(Task material):
○ ○ ○
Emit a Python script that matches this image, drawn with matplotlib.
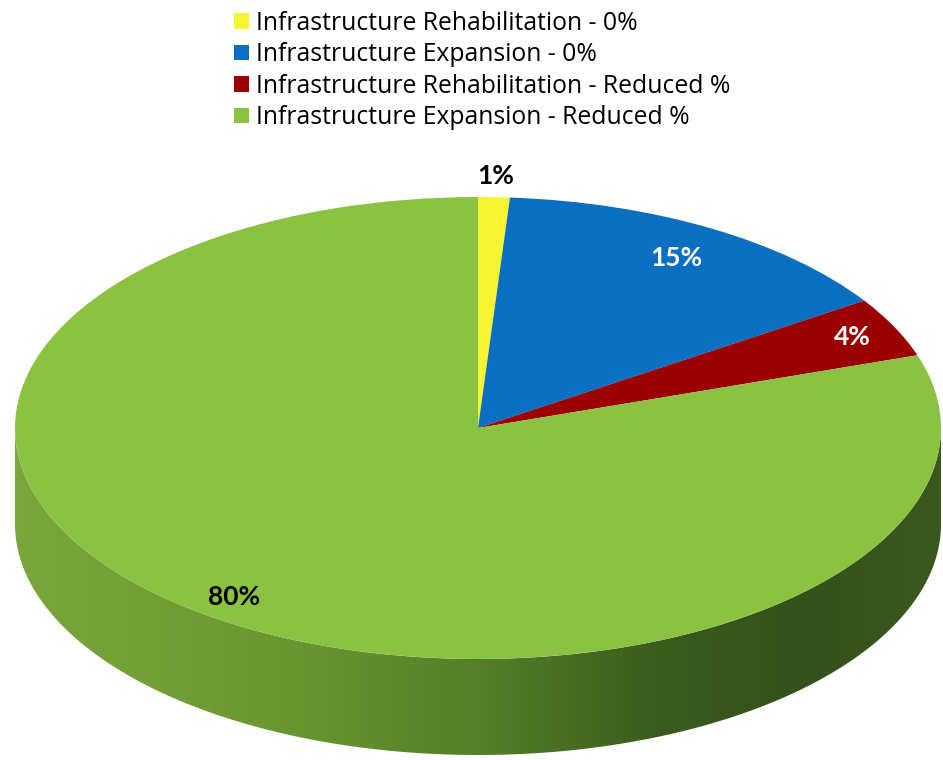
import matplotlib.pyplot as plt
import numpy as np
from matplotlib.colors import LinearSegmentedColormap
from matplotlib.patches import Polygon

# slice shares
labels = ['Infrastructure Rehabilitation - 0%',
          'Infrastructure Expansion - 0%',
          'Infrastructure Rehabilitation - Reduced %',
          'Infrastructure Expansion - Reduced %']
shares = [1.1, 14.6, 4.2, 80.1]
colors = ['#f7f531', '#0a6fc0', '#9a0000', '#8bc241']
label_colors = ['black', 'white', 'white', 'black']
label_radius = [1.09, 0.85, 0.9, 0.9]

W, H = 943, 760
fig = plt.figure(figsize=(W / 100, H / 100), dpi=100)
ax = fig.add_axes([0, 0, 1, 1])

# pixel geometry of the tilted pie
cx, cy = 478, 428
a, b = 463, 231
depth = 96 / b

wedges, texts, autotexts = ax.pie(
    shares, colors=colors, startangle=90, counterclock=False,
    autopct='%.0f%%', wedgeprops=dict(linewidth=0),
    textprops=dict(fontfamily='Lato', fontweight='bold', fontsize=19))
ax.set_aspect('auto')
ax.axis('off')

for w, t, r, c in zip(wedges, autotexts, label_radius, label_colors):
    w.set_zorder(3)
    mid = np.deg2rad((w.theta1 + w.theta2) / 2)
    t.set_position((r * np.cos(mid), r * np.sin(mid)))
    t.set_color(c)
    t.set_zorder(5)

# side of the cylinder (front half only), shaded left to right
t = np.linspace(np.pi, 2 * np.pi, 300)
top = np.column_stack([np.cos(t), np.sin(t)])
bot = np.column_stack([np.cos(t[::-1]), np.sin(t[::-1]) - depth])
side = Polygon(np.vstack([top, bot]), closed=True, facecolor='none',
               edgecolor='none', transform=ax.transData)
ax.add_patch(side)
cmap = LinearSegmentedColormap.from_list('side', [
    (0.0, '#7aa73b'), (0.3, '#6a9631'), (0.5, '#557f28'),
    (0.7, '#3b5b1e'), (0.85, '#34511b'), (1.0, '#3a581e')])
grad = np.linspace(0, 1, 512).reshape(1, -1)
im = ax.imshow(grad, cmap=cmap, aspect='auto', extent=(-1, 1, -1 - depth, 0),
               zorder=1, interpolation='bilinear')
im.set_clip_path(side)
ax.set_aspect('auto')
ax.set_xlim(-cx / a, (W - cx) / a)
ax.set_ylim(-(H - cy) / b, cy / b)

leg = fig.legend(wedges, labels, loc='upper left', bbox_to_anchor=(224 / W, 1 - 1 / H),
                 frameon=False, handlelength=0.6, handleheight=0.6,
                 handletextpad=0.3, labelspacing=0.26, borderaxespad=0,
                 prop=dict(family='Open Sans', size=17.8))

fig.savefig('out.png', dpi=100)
○ ○ ○
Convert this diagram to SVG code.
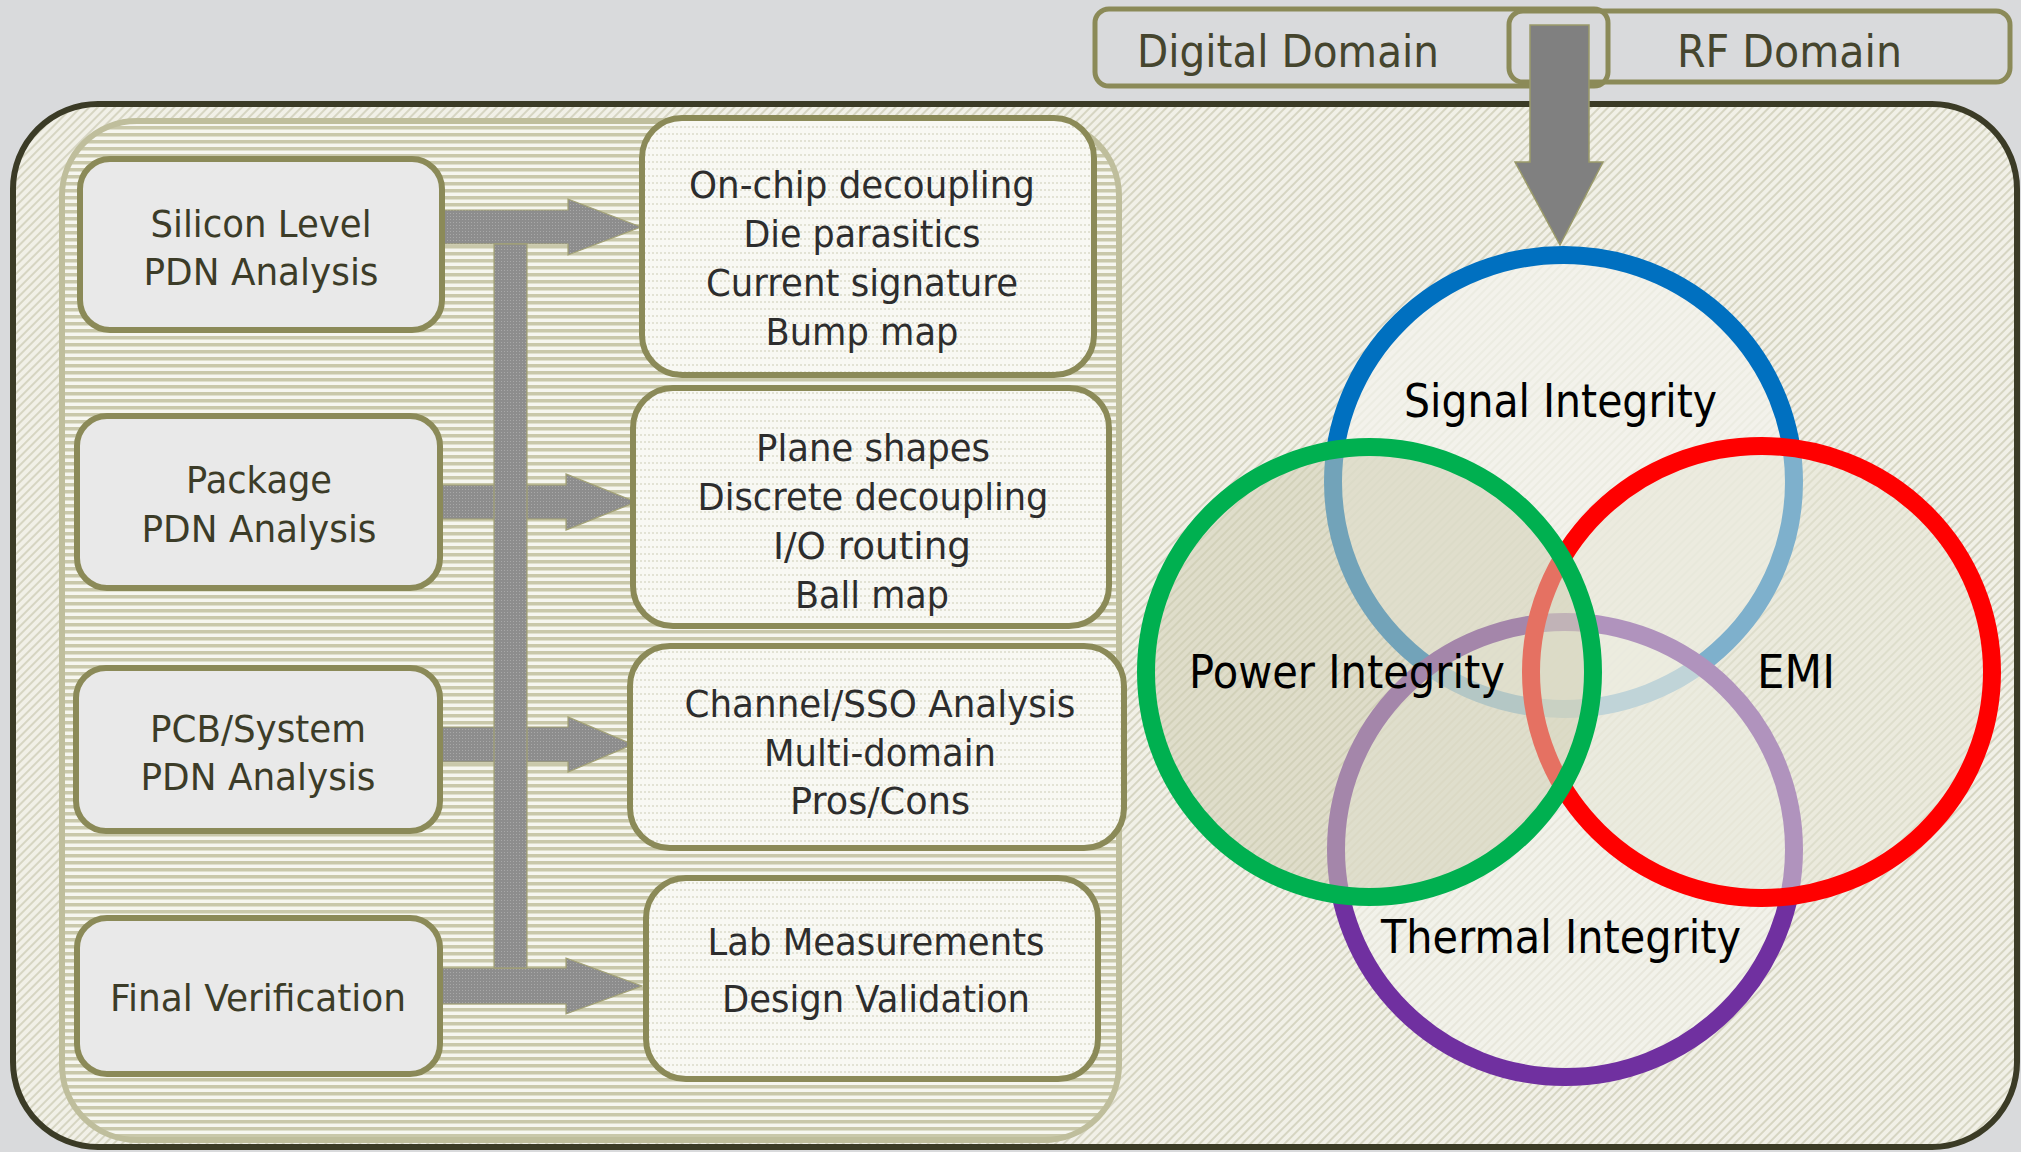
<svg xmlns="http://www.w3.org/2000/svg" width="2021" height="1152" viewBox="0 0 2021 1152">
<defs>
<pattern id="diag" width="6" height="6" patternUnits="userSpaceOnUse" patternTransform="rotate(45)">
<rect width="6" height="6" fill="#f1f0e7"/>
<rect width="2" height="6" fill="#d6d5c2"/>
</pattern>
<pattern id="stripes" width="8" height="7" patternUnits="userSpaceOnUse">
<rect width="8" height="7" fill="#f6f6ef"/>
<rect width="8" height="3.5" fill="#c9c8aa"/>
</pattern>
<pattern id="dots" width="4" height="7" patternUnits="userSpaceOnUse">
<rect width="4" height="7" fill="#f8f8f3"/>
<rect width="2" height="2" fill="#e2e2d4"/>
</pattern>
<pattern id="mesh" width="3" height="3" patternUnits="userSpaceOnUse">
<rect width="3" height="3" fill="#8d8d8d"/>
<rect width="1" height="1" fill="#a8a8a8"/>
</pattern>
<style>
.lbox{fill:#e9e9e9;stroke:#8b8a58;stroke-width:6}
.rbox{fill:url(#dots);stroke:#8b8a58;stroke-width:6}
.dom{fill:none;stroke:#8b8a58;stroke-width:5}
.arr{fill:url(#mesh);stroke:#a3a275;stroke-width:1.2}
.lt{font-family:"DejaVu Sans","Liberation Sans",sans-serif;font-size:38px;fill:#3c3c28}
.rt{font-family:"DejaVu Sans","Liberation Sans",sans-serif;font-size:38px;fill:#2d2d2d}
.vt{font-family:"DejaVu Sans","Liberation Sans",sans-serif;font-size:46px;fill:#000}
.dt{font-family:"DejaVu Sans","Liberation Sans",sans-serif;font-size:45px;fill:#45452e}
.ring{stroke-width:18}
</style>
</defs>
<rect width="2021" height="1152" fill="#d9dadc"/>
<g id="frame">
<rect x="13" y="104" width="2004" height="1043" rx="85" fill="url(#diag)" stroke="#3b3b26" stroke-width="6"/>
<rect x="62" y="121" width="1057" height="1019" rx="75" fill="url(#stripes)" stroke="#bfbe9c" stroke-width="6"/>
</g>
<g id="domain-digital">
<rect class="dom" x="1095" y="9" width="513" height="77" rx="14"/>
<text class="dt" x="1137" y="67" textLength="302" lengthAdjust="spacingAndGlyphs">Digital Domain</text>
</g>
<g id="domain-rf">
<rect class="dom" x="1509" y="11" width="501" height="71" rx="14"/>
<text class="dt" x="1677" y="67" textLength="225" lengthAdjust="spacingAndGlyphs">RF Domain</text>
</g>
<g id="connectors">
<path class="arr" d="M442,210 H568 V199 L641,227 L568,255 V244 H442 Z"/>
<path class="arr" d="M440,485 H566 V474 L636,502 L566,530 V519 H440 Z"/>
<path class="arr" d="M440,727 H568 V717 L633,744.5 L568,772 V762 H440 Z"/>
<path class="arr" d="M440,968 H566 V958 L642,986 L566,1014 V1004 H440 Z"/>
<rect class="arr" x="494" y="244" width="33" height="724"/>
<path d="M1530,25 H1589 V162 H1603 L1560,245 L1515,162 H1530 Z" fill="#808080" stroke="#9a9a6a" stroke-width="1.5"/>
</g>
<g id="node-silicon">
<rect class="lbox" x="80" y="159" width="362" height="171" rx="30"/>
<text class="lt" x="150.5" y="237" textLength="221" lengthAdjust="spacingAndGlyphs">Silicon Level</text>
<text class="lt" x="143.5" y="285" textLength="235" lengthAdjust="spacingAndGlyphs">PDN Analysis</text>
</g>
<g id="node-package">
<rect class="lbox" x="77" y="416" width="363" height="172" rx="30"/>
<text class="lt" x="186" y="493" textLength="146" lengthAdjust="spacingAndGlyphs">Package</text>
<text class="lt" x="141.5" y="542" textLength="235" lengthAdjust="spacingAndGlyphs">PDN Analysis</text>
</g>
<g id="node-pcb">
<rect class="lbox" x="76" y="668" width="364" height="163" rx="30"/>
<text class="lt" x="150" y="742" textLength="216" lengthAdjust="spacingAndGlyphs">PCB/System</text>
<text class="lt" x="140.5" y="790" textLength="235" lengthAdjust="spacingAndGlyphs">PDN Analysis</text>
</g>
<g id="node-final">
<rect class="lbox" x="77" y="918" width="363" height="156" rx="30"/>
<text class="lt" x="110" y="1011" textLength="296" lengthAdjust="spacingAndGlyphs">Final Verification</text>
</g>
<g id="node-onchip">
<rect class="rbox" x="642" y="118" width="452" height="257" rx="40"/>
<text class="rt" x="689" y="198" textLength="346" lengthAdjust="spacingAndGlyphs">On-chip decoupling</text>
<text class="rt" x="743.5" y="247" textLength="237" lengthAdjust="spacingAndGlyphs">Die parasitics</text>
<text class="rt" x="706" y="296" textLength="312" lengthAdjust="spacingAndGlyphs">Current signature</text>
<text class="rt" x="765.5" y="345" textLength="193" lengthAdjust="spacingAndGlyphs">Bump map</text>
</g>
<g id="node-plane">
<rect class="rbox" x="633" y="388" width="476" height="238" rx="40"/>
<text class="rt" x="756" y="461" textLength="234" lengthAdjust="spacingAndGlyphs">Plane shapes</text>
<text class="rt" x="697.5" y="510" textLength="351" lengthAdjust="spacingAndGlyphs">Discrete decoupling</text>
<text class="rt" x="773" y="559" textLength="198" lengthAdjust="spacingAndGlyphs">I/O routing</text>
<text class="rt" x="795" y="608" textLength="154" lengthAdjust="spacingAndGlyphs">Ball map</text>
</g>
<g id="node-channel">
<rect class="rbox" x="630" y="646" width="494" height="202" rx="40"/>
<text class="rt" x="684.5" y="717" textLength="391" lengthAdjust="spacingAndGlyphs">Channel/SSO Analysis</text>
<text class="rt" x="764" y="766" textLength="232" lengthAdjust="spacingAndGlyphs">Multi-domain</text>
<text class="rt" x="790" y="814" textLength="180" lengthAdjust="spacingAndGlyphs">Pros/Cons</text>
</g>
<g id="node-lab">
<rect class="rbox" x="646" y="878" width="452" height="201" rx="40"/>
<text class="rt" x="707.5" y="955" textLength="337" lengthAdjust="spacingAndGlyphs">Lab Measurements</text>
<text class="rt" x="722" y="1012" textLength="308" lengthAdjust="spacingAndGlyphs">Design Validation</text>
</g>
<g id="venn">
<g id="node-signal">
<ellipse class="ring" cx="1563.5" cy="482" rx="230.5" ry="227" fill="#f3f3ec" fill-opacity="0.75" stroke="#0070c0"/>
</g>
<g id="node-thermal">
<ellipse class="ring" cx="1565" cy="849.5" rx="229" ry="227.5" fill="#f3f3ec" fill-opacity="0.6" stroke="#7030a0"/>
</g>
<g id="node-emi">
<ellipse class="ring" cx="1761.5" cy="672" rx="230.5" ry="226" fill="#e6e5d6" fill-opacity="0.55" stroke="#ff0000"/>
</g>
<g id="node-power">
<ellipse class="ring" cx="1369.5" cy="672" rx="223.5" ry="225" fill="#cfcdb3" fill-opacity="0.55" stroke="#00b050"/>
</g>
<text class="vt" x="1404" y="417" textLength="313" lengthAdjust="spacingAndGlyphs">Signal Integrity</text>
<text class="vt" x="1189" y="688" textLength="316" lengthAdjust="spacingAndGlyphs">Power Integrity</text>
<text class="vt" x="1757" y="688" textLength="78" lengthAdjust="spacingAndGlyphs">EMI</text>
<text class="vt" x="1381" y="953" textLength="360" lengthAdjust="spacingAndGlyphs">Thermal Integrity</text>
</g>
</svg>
○ ○ ○
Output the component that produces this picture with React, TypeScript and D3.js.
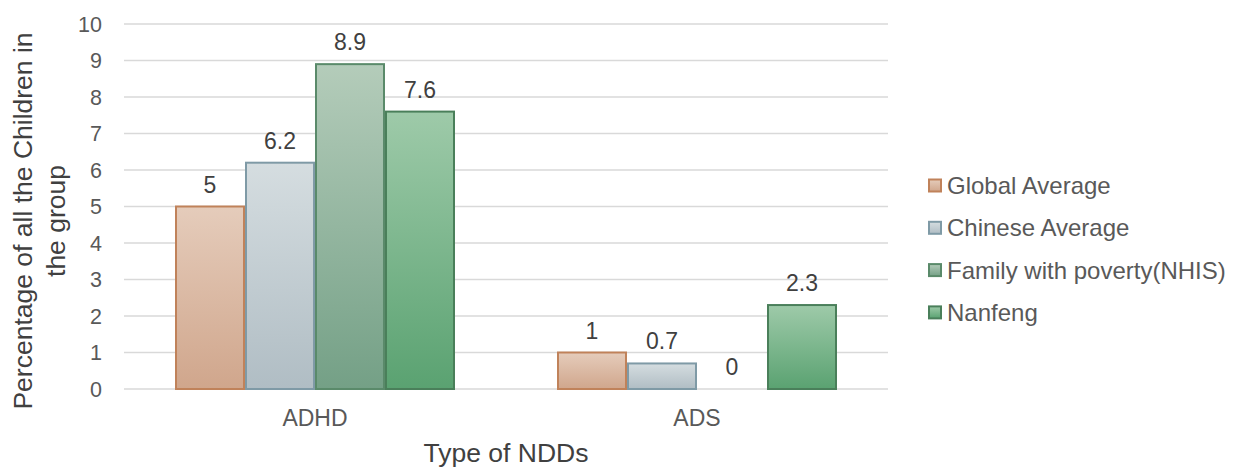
○ ○ ○
(Work instructions): Above are some entries; copy exactly the lines from the line with "Emit a Python" through the line with "from matplotlib.patches import Polygon", both included, but none of the pictures.

(Written solution):
Emit a Python script that matches this image, drawn with matplotlib.
import matplotlib.pyplot as plt
import numpy as np
from matplotlib.colors import LinearSegmentedColormap
from matplotlib.patches import Polygon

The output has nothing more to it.